What Drunk Drivers Taught Me

December 31, 2018

Happy New Years! It’s a time for a new beginning, for a celebration. Many celebrations involve alcohol, and unfortunately, people choosing to drive after drinking. Everyone thinks, I’ll be careful. It won’t happen to me. My experience working for Mothers Against Drunk Driving taught me differently.

 

I was 21 years old, just beginning my foray into the working world and just recently able to drink legally. My job was to introduce and lead panel discussions where victims of drunk driving crashes spoke to groups of offenders: people ordered by the court to participate after a DWAI or DUI charge. I’m sure I was hard to take seriously at the time, dressed in a pretty blouse, hair just so, looking so young. I stood up in front of 50-100 people and talked about the statistics and the goals of MADD. The main emphasis of that speech was to let people know that MADD worked toward getting drunk drivers off the road. “This doesn’t mean we’re against drinking,” I said earnestly.  “Just make the right choice. Don’t get behind the wheel of the car.”  I learned that it’s not that simple because the problem is that alcohol was THE problem for many of those people listening.

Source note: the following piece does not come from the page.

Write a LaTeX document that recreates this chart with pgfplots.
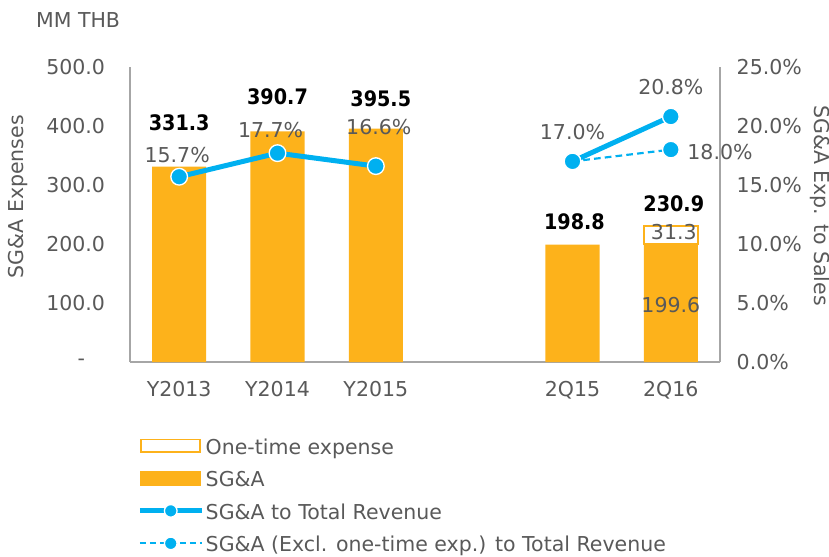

There are a small percentage of people who happened to get caught one of the rare times they drank and drove, but for many they got caught the one time out of a hundred that they made that choice. The offenders who spoke on the panel owned up to that fact.

 

James was 30 years old when he spoke on our panel. He had a youthful face that belied the fact that he had killed someone and spent time in prison. Until the crash, nothing could stop his drinking, not a few DUI’s or a suspended license. He crashed into a family riding in a horse drawn carriage as they were crossing a bridge. The man died, bleeding to death in the street, while his wife held him. His widow shared her story on the panel next to him. She explained how she picked up the novel that her husband was reading with the kids that night and tried to fill the void he left. She told how her little son thought he was to blame somehow for what happened because he was sitting in his dad’s lap. James’ wife stayed by him while he served time in prison. They had small children at the time that he spoke on our panel.  His guilt was palpable. His penance was telling his story again and again. The widow forgave him; but it didn’t seem like James forgave himself.

 

The other offender who spoke on our panel was someone who many in the audience could relate to. Otto was a Harley biker and a heavy drinker. He knew how to hide from the cops, fly under the radar. The night of his crash, his luck changed. He almost caused a head on collision and then slid onto the pavement, under a car, losing his leg and his dignity to alcohol. He’d get the crowd laughing about how he’d worry whenever he’d see a car with ski racks come up behind him, thinking it was a copper. He talked about the impact of losing his leg on his life. No more motorcycle riding. He gave up drinking finally after the crash. I really liked this guy. I hope he stayed sober.

 

Among the survivor’s stories, there is one that comes to my mind a lot. A woman told the story of her 25-year-old son who was struck down by a drunk driver in a car crash. He was a beloved son, the youngest of many in a close Hispanic family. He didn’t die right away; he languished in a drug induced coma. His mother had to let him go. They decided to remove life support. His mother sat with him, feeling the life leaving his body. She kissed his forehead, his arms, his hands and so on. She felt that it was right that she should be with him at the moment of his death, as she had been with him at the moment of his birth. As a mother now, I can recognize the depth of her pain. I know the depth of love I feel for my own children. I can’t imagine how she went on. Guilt strikes survivors in many ways. She felt guilty that she hadn’t finished altering a nice suit for him to wear when he was alive. Instead, he wore it for burial. She implored the audience as a parent, “Please get help if you can’t stop drinking. Don’t take away someone’s child.”

 

I was vicariously traumatized by hearing these stories every week. I burst into tears one night when I saw a crushed car on the side of the road: no victims standing on the side talking to police. I assumed they were all on their way to the hospital. The good thing about this experience was that I will never drive after more than one drink. My husband abides by the same rule. Please make yourself a promise:  If you have drinks when you go out, don’t drive. If you can’t go out without getting drunk, get help.